Он купил себе кресло на колесах и придумал сам доступный ему двигатель,- но лишь в пределах комнаты; в том же кресле Григорий вывозил его на прогулку по Тверскому бульвару и на Патриаршие пруды. Он завел себе пишущую машинку и научился писать, держа во рту изогнутую палочку с резинкой и передвигая каретку рычагом, приделанным к креслу у левого плеча. Сердился, что бумагу вставлять должен все же Григорий, велел склеить длинные листы, писал плотными строчками. Весь стол его был уставлен коллекцией странных, им изобретенных приборов, изготовленных либо Григорием, либо мастером - по заказу. Молчаливо надевал Григорий Обрубку на голову обруч с приспособленными ложкой и вилкой, и движением кожи лба Обрубок учился пользоваться этими сложными для него орудиями. Воду и чай пил через соломинку. Часто, видя его усталую беспомощность, Григорий говорил:
- Да позвольте, ваше благородие, я вас покормлю. Зачем зря надрываетесь?
- Подожди. И не зря! Жив - значит, надо учиться жить. Понимаешь?
Деловые их беседы были кратки.
У Обрубка не было протезов. Врачи признали их бесполезными:
- Если хотите - для украшения. А так... За границей еще можно достать, и то только для правой руки; для нее есть кое-какая надежда...
Но для украшения он мог надеть френч с заполненными рукавами.
Он хотел надеть его, когда ждал первого визита Танюши. Но раздумал и на первый раз принял ее, оставаясь в постели.
И Танюша, которая знала точно о несчастии Стольникова, удивилась. "Какой у него здоровый вид,- хоть и лежит неподвижно".
С Танюшей зашел навестить молодого человека и старый орнитолог. Они сидели недолго. Уходя, Танюша обещала прийти, когда он ее опять позовет.
Дома она долго плакала, вспоминая свой визит,- а плакала Танюша редко. Стольников не был для нее ничем,- лишь случайным и недавним знакомым. Но, конечно, он был самым несчастным человеком из всех, кого она знала и могла себе представить.
Ложась спать, полураздетая, она подошла к зеркалу и увидала прекрасные руки, легко закинувшиеся, чтобы заплести волосы в толстую косу. В руках была жизнь, и молодость, и сила. Какое счастье иметь руки! И вдруг, представив себе синие шрамы над отпиленной костью, Танюша вздрогнула, отпрянула, упала лицом в подушки и зарыдала от жалости, от страшной жалости к Обрубку, которой ему нельзя высказать.
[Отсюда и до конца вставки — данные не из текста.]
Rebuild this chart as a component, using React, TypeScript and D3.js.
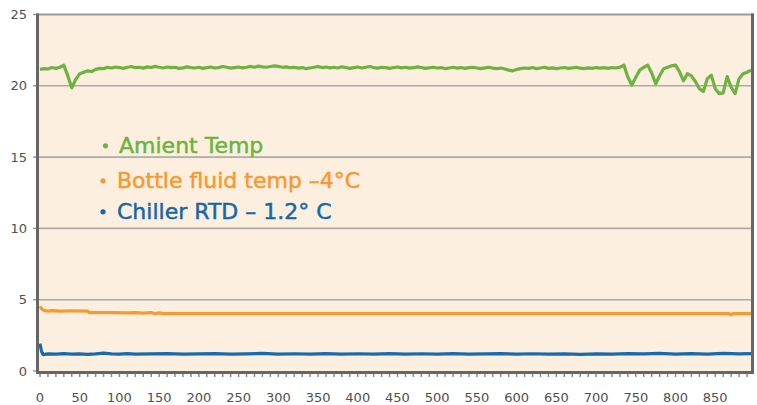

Это хуже, чем видеть мертвого... раздавленный жизнью и еще копошащийся под нею человек.
"Он, конечно, меня ненавидит; он должен ненавидеть всех..."
С ФРОНТА
От вокзала, мимо Смоленского рынка, по Арбату - одним потоком - а дальше расщепляясь в ручьи малые, и утром, и днем, и ночью шли тени солдатской рвани, неся с собой грязь траншей, котомки немытых рубах, позванивая чайником о приклад ружья. Шли тротуаром, врассыпную, частными гражданами, не пытаясь строиться. Войну с фронта несли вглубь, но думали не о ней, а о деревне.
Лиц не было. Были шинели и гулкие сапоги. Лица исчезли в небритых щеках, ушли во впадину глаз, в бессонное, в совесть дезертира, в тупое упрямство не хотевшего оглянуться. Так и шли, никогда не оглядываясь, не зная дороги, не разговаривая, но и не теряя спины переднего. Шли по вехам, стадно, пока не терялись в переулках. Тогда передний спрашивал дорогу у пугливого прохожего, остальные тупо тянулись за ним.
И снова скоплялись в преддверии, в залах, на перроне вокзалов, привычно, как в траншее, готовые ждать, пока молчаливая команда не бросит их в атаку на поезд, дальний, ближний, дачный, куда бы ни шел, только бы вперед, ближе к дому. А иные, махнув рукой на все, всасывались в город, плодя в нем тревогу и больную траншейную вошь.
Одни были с ружьями, другие бросили или продали надоевшее бремя, и только у пояса болтался в ножнах штык, который мог пригодиться в хозяйстве.